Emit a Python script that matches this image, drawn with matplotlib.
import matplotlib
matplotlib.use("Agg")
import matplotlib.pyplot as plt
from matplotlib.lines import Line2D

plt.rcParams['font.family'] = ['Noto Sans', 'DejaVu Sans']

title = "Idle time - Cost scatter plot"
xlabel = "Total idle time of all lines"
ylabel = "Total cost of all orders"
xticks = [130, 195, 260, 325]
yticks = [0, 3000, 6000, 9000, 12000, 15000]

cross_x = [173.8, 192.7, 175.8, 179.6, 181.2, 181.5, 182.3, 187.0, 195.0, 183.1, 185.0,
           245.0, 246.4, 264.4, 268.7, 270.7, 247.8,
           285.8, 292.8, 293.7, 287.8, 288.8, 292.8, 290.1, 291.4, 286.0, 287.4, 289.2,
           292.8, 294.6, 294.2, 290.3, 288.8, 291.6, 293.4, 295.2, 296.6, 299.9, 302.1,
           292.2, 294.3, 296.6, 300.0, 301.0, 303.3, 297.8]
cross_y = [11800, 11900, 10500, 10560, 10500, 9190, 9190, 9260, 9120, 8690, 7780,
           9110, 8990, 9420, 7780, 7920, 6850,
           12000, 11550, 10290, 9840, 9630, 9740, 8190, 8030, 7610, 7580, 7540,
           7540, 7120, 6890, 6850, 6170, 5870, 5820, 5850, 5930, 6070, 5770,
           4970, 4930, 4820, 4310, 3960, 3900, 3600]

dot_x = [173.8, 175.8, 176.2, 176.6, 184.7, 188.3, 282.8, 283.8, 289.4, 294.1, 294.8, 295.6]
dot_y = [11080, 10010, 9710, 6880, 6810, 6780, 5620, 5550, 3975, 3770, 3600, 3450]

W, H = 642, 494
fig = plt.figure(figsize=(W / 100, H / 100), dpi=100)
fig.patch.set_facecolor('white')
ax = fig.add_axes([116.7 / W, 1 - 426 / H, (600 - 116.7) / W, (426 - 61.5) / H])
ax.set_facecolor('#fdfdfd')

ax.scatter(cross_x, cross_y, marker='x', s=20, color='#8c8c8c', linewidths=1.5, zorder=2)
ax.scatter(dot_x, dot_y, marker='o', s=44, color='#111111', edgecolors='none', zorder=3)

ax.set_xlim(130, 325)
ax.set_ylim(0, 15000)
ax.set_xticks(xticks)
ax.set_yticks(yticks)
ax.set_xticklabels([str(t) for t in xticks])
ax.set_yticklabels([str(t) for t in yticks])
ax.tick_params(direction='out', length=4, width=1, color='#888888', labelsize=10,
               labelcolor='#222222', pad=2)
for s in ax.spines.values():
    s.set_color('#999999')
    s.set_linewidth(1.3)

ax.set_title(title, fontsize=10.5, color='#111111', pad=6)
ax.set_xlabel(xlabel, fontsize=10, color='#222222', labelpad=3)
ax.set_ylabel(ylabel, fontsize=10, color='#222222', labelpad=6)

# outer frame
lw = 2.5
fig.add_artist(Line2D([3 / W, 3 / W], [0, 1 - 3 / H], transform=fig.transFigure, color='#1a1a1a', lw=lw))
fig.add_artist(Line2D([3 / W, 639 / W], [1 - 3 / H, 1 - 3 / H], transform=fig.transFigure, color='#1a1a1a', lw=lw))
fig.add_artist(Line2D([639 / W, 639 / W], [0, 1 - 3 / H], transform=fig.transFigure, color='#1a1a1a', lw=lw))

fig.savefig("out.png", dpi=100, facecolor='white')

☆ ☆ ☆ ☆

Looking at the material above, please copy exactly every line from its first line through the line containing "3770, 3600, 3450]", with both ends included and nothing else.

### THE RESPONSE
Emit a Python script that matches this image, drawn with matplotlib.
import matplotlib
matplotlib.use("Agg")
import matplotlib.pyplot as plt
from matplotlib.lines import Line2D

plt.rcParams['font.family'] = ['Noto Sans', 'DejaVu Sans']

title = "Idle time - Cost scatter plot"
xlabel = "Total idle time of all lines"
ylabel = "Total cost of all orders"
xticks = [130, 195, 260, 325]
yticks = [0, 3000, 6000, 9000, 12000, 15000]

cross_x = [173.8, 192.7, 175.8, 179.6, 181.2, 181.5, 182.3, 187.0, 195.0, 183.1, 185.0,
           245.0, 246.4, 264.4, 268.7, 270.7, 247.8,
           285.8, 292.8, 293.7, 287.8, 288.8, 292.8, 290.1, 291.4, 286.0, 287.4, 289.2,
           292.8, 294.6, 294.2, 290.3, 288.8, 291.6, 293.4, 295.2, 296.6, 299.9, 302.1,
           292.2, 294.3, 296.6, 300.0, 301.0, 303.3, 297.8]
cross_y = [11800, 11900, 10500, 10560, 10500, 9190, 9190, 9260, 9120, 8690, 7780,
           9110, 8990, 9420, 7780, 7920, 6850,
           12000, 11550, 10290, 9840, 9630, 9740, 8190, 8030, 7610, 7580, 7540,
           7540, 7120, 6890, 6850, 6170, 5870, 5820, 5850, 5930, 6070, 5770,
           4970, 4930, 4820, 4310, 3960, 3900, 3600]

dot_x = [173.8, 175.8, 176.2, 176.6, 184.7, 188.3, 282.8, 283.8, 289.4, 294.1, 294.8, 295.6]
dot_y = [11080, 10010, 9710, 6880, 6810, 6780, 5620, 5550, 3975, 3770, 3600, 3450]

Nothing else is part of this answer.